No começo do livro, a senhora propõe uma questão interessante: “Mulheres são as vilãs nos contos de fadas – qual o significado de sentar no próprio emblema do humilhante trabalho doméstico e sair voando?”. Qual a sua resposta?

Os depoimentos de Salem deixam claro que as mulheres faziam todo tipo de milagre doméstico: transformavam musgo em sopa, produziam rendas, conseguiam estar em mais de um lugar ao mesmo tempo. Mulheres rápidas, que cozinhavam bem demais, não se molhavam na chuva ou só criavam filhos saudáveis, eram suspeitas. Mulheres que desafiavam convenções sociais , que carregavam livros consigo, pechinchavam no comércio ou indicavam direções a quem se perdia nas ruas da cidade eram ainda mais suspeitas. Elas podiam até desafiar as leis da gravidade, mas pagariam um preço por isso.

Os julgamentos de Salem se sustentou em acusações infundadas e boatos. Em tempos de fake news, o que eles podem nos ensinar?
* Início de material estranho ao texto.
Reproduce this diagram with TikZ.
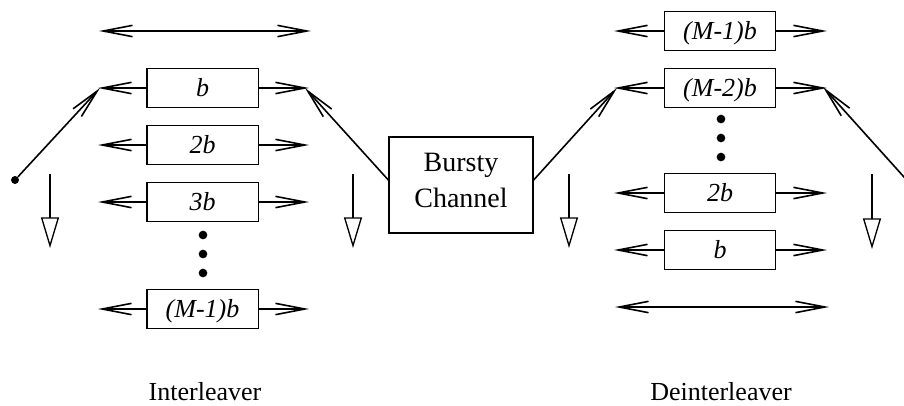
\documentclass[tikz,border=0pt]{standalone}
\usepackage{fontspec}
\setmainfont{Liberation Serif}
\usetikzlibrary{arrows.meta}
\begin{document}
\begin{tikzpicture}[x=0.75pt,y=-0.75pt,
  >={Straight Barb[length=22pt,width=8.5pt]},
  cell/.style={draw, line width=1pt, minimum width=83.5pt, minimum height=29.5pt,
    inner sep=0pt, font=\fontsize{19.5}{22}\selectfont\itshape,
    text height=12.9pt, text depth=0pt},
  flow/.style={line width=1.2pt, ->},
  both/.style={line width=1.2pt, <->},
  sink/.style={line width=1pt, -{Triangle[open,length=23pt,width=13.5pt,line width=1pt]}},
  bead/.style={circle, fill, inner sep=0pt, minimum size=6.5pt},
  caption/.style={font=\fontsize{19.5}{22}\selectfont, anchor=base},
]
\useasboundingbox (0,0) rectangle (904,405);

% ---------------- interleaver ----------------
\node[cell] (i1) at (202.5,88)  {b};
\node[cell] (i2) at (202.5,145) {2b};
\node[cell] (i3) at (202.5,202) {3b};
\node[cell] (im) at (202.5,309) {(M-1)b};
\node[bead] (id1) at (203,235) {};
\node[bead] (id2) at (203,254) {};
\node[bead] (id3) at (203,273) {};

\foreach \r/\y in {i1/88, i2/145, i3/202, im/309} {
  \coordinate (\r l) at (98,\y);
  \coordinate (\r r) at (309,\y);
  \draw[flow] (\r.west) -- (\r l);
  \draw[flow] (\r.east) -- (\r r);
}
\coordinate (itl) at (99,31);
\coordinate (itr) at (311,31);
\draw[both] (itl) -- (itr);

% input switch
\node[circle, fill, inner sep=0pt, minimum size=6pt] (src) at (15,180) {};
\coordinate (ina) at (100,88);
\draw[flow] (src) -- (ina);
\coordinate (ida) at (50,174);
\coordinate (idb) at (50,248);
\draw[sink] (ida) -- (idb);

% ---------------- channel ----------------
\node[draw, line width=1pt, minimum width=108pt, minimum height=72pt, inner sep=0pt,
  font=\fontsize{21}{27}\selectfont] (ch) at (461,185)
  {\raisebox{3.5pt}[\height][\depth]{\parbox{100pt}{\centering Bursty\\Channel}}};

\coordinate (outa) at (305,88);
\draw[flow] ([yshift=3.75pt]ch.west) -- (outa);
\coordinate (oda) at (353,174);
\coordinate (odb) at (353,248);
\draw[sink] (oda) -- (odb);

\coordinate (dina) at (617,88);
\draw[flow] ([yshift=3.75pt]ch.east) -- (dina);
\coordinate (dda) at (569,174);
\coordinate (ddb) at (569,248);
\draw[sink] (dda) -- (ddb);

% ---------------- deinterleaver ----------------
\node[cell] (d1) at (720,31)  {(M-1)b};
\node[cell] (d2) at (720,88)  {(M-2)b};
\node[cell] (d3) at (720,193) {2b};
\node[cell] (d4) at (720,250) {b};
\node[bead] (dd1) at (721,119) {};
\node[bead] (dd2) at (721,138) {};
\node[bead] (dd3) at (721,157) {};

\foreach \r/\y in {d1/31, d2/88, d3/193, d4/250} {
  \coordinate (\r l) at (614,\y);
  \coordinate (\r r) at (827,\y);
  \draw[flow] (\r.west) -- (\r l);
  \draw[flow] (\r.east) -- (\r r);
}
\coordinate (dbl) at (615,307);
\coordinate (dbr) at (829,307);
\draw[both] (dbl) -- (dbr);

% output switch
\coordinate (oute) at (913,187);
\coordinate (outt) at (823,87);
\draw[flow] (oute) -- (outt);
\coordinate (eda) at (872,174);
\coordinate (edb) at (872,249);
\draw[sink] (eda) -- (edb);

% ---------------- captions ----------------
\node[caption] (capi) at (205,400) {Interleaver};
\node[caption] (capd) at (721,400) {Deinterleaver};
\end{tikzpicture}
\end{document}
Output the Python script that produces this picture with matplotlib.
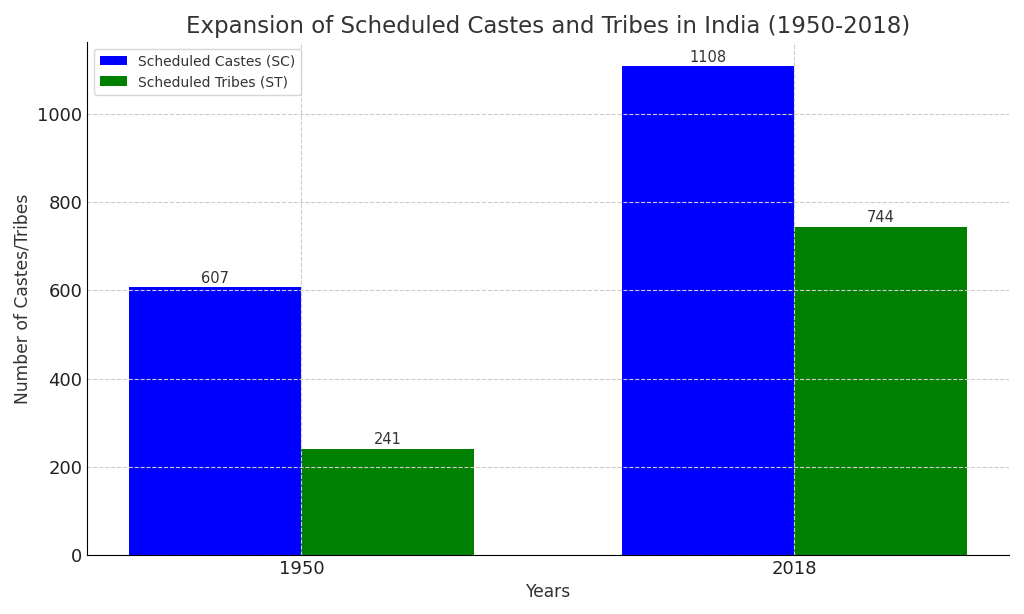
import matplotlib.pyplot as plt
import numpy as np

# données
years = ['1950', '2018']
sc_counts = [607, 1108]
st_counts = [241, 744]

text_color = '#333333'
plt.rcParams['text.color'] = text_color
plt.rcParams['axes.labelcolor'] = text_color

fig, ax = plt.subplots(figsize=(10.24, 6.14), dpi=100)

x = np.arange(len(years))
width = 0.35

bars_sc = ax.bar(x - width / 2, sc_counts, width, color='blue', label='Scheduled Castes (SC)')
bars_st = ax.bar(x + width / 2, st_counts, width, color='green', label='Scheduled Tribes (ST)')

for bars in (bars_sc, bars_st):
    for b in bars:
        h = b.get_height()
        ax.annotate(f'{int(h)}', xy=(b.get_x() + b.get_width() / 2, h),
                    xytext=(0, 1), textcoords='offset points',
                    ha='center', va='bottom', fontsize=10.5, color=text_color)

ax.set_title('Expansion of Scheduled Castes and Tribes in India (1950-2018)',
             fontsize=16.5, color=text_color)
ax.set_xlabel('Years', fontsize=12.3, labelpad=4)
ax.set_ylabel('Number of Castes/Tribes', fontsize=12.3)
ax.set_xticks(x)
ax.set_xticklabels(years)
ax.tick_params(labelsize=13, colors='#222222', length=0)

ax.grid(True, linestyle='--', color='#cccccc', linewidth=0.8)
ax.spines['top'].set_visible(False)
ax.spines['right'].set_visible(False)

leg = ax.legend(loc='upper left', fontsize=10)
for t in leg.get_texts():
    t.set_color(text_color)

fig.subplots_adjust(left=0.085, right=0.985, top=0.932, bottom=0.096)
plt.savefig('out.png')
plt.close(fig)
Os julgamentos de Salem contam uma história que permanece relevante hoje porque a cultura da internet e a cultura oral são estranhamente parecidas. Ambas viralizam informações falsas , espalham mais com mais rapidez boatos do que verdades. Ambas também compartilham um caráter tribal, contagioso, que permite o compartilhamento de alucinações em tempos ansiosos. Em Salem, as acusações de bruxaria eram incentivadas por antipatias pessoais e ressentimentos, eram uma maneira de dar vazão histérica a sentimentos represados. Hoje, nas redes sociais , crenças e opiniões se sobrepõem a evidências. Em 1692 já era assim.